▸ **Task instructions**:
Print the records below from the first line through the line containing "(back) -- (done);", both included, word for word.

▸ **Available records**:
= = =
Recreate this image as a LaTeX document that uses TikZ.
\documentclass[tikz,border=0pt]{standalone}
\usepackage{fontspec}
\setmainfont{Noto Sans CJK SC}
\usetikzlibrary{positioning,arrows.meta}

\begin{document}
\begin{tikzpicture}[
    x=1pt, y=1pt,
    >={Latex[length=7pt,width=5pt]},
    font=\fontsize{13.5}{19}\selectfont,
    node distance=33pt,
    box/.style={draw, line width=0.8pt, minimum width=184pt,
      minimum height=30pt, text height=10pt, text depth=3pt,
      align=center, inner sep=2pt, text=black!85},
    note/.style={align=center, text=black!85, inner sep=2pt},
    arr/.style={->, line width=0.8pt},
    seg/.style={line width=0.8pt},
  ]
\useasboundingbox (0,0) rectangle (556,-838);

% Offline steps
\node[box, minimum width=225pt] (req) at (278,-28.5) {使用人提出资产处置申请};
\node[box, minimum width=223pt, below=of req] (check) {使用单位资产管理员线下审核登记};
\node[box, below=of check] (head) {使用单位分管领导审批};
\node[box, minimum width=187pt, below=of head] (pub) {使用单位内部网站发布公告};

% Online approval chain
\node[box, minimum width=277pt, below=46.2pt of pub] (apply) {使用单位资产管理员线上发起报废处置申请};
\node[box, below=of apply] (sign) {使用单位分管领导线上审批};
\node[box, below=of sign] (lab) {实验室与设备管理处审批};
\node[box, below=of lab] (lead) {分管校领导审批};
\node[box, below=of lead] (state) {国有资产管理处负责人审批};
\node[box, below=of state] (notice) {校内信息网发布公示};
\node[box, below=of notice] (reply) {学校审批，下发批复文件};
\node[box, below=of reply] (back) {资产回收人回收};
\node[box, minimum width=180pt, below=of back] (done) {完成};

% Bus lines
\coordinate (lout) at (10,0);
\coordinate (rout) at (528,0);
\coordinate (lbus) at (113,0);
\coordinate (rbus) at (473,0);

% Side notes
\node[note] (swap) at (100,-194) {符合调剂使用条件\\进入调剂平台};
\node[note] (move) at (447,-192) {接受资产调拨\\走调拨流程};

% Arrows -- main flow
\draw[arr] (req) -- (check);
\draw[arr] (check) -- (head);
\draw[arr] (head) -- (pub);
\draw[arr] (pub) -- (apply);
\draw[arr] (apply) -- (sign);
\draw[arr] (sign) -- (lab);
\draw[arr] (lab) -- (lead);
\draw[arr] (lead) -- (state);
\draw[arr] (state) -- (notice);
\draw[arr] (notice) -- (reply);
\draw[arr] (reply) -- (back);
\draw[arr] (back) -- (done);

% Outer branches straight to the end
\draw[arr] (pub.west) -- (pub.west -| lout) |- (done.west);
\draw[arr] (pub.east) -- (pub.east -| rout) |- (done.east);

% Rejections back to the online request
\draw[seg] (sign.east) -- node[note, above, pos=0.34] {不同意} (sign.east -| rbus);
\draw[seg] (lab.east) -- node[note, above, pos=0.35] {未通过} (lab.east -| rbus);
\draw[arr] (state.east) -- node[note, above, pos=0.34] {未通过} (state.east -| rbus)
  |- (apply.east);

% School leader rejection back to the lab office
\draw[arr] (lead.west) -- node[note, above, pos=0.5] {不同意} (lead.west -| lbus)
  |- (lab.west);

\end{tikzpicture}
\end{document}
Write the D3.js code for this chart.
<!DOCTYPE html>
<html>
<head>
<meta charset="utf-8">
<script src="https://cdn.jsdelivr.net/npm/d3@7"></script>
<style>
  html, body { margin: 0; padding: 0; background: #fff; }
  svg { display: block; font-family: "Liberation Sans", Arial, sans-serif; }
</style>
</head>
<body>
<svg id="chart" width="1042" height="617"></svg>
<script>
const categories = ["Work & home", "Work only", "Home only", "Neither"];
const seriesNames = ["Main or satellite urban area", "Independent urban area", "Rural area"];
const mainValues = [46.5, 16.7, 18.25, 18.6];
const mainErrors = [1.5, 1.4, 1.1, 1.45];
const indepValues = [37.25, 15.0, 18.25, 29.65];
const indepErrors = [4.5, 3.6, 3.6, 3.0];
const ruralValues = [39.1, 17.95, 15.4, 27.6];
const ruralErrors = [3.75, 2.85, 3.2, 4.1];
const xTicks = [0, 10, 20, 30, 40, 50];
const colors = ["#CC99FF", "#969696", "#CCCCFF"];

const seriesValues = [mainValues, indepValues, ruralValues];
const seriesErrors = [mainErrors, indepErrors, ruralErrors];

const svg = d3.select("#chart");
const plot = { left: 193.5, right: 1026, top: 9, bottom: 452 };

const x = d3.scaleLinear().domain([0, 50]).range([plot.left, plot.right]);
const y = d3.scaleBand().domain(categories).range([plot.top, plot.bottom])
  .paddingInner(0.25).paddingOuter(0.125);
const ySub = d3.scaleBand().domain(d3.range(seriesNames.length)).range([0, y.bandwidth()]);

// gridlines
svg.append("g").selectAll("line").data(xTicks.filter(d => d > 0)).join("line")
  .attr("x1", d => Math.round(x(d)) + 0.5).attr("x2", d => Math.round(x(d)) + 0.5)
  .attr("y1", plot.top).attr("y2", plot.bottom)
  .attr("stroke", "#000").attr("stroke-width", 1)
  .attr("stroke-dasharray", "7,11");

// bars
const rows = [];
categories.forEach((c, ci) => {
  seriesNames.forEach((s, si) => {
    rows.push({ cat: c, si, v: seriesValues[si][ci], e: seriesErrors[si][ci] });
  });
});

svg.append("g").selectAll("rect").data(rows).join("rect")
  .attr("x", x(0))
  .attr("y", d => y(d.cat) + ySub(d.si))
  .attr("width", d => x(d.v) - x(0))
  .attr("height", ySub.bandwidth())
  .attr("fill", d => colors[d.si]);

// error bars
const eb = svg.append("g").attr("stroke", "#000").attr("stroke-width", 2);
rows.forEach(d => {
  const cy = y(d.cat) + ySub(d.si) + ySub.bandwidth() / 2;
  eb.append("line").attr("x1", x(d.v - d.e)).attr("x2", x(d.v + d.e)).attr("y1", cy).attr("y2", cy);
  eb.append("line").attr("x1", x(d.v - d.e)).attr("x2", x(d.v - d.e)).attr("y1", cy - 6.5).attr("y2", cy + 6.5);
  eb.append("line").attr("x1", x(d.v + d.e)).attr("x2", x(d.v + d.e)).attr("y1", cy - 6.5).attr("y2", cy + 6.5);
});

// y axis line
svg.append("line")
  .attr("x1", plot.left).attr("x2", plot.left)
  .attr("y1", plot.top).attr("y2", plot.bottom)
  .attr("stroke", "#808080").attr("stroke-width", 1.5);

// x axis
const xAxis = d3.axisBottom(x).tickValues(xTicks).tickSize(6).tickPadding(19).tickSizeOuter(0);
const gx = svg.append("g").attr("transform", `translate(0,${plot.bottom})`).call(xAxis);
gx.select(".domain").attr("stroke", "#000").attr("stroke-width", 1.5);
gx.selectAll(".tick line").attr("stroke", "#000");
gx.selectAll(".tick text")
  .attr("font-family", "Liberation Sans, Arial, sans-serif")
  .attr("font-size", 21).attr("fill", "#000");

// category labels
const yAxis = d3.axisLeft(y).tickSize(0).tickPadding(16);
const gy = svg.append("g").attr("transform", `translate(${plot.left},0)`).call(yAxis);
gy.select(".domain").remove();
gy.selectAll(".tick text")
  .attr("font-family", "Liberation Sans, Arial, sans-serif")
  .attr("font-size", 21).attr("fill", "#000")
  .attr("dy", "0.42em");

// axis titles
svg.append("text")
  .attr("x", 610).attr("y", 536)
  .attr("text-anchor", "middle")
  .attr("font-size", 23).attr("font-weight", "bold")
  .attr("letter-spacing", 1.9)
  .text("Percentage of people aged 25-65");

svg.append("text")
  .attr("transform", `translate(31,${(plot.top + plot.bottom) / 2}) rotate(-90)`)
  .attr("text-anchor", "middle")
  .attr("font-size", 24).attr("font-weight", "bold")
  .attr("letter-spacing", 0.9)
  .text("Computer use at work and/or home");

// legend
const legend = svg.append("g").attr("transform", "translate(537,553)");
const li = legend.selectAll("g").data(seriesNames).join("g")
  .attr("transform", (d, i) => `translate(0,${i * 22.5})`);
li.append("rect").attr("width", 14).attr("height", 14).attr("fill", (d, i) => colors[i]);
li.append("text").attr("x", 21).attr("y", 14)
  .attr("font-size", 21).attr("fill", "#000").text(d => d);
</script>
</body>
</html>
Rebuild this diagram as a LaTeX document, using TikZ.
= = =
▸ **Finished answer**:
Recreate this image as a LaTeX document that uses TikZ.
\documentclass[tikz,border=0pt]{standalone}
\usepackage{fontspec}
\setmainfont{Noto Sans CJK SC}
\usetikzlibrary{positioning,arrows.meta}

\begin{document}
\begin{tikzpicture}[
    x=1pt, y=1pt,
    >={Latex[length=7pt,width=5pt]},
    font=\fontsize{13.5}{19}\selectfont,
    node distance=33pt,
    box/.style={draw, line width=0.8pt, minimum width=184pt,
      minimum height=30pt, text height=10pt, text depth=3pt,
      align=center, inner sep=2pt, text=black!85},
    note/.style={align=center, text=black!85, inner sep=2pt},
    arr/.style={->, line width=0.8pt},
    seg/.style={line width=0.8pt},
  ]
\useasboundingbox (0,0) rectangle (556,-838);

% Offline steps
\node[box, minimum width=225pt] (req) at (278,-28.5) {使用人提出资产处置申请};
\node[box, minimum width=223pt, below=of req] (check) {使用单位资产管理员线下审核登记};
\node[box, below=of check] (head) {使用单位分管领导审批};
\node[box, minimum width=187pt, below=of head] (pub) {使用单位内部网站发布公告};

% Online approval chain
\node[box, minimum width=277pt, below=46.2pt of pub] (apply) {使用单位资产管理员线上发起报废处置申请};
\node[box, below=of apply] (sign) {使用单位分管领导线上审批};
\node[box, below=of sign] (lab) {实验室与设备管理处审批};
\node[box, below=of lab] (lead) {分管校领导审批};
\node[box, below=of lead] (state) {国有资产管理处负责人审批};
\node[box, below=of state] (notice) {校内信息网发布公示};
\node[box, below=of notice] (reply) {学校审批，下发批复文件};
\node[box, below=of reply] (back) {资产回收人回收};
\node[box, minimum width=180pt, below=of back] (done) {完成};

% Bus lines
\coordinate (lout) at (10,0);
\coordinate (rout) at (528,0);
\coordinate (lbus) at (113,0);
\coordinate (rbus) at (473,0);

% Side notes
\node[note] (swap) at (100,-194) {符合调剂使用条件\\进入调剂平台};
\node[note] (move) at (447,-192) {接受资产调拨\\走调拨流程};

% Arrows -- main flow
\draw[arr] (req) -- (check);
\draw[arr] (check) -- (head);
\draw[arr] (head) -- (pub);
\draw[arr] (pub) -- (apply);
\draw[arr] (apply) -- (sign);
\draw[arr] (sign) -- (lab);
\draw[arr] (lab) -- (lead);
\draw[arr] (lead) -- (state);
\draw[arr] (state) -- (notice);
\draw[arr] (notice) -- (reply);
\draw[arr] (reply) -- (back);
\draw[arr] (back) -- (done);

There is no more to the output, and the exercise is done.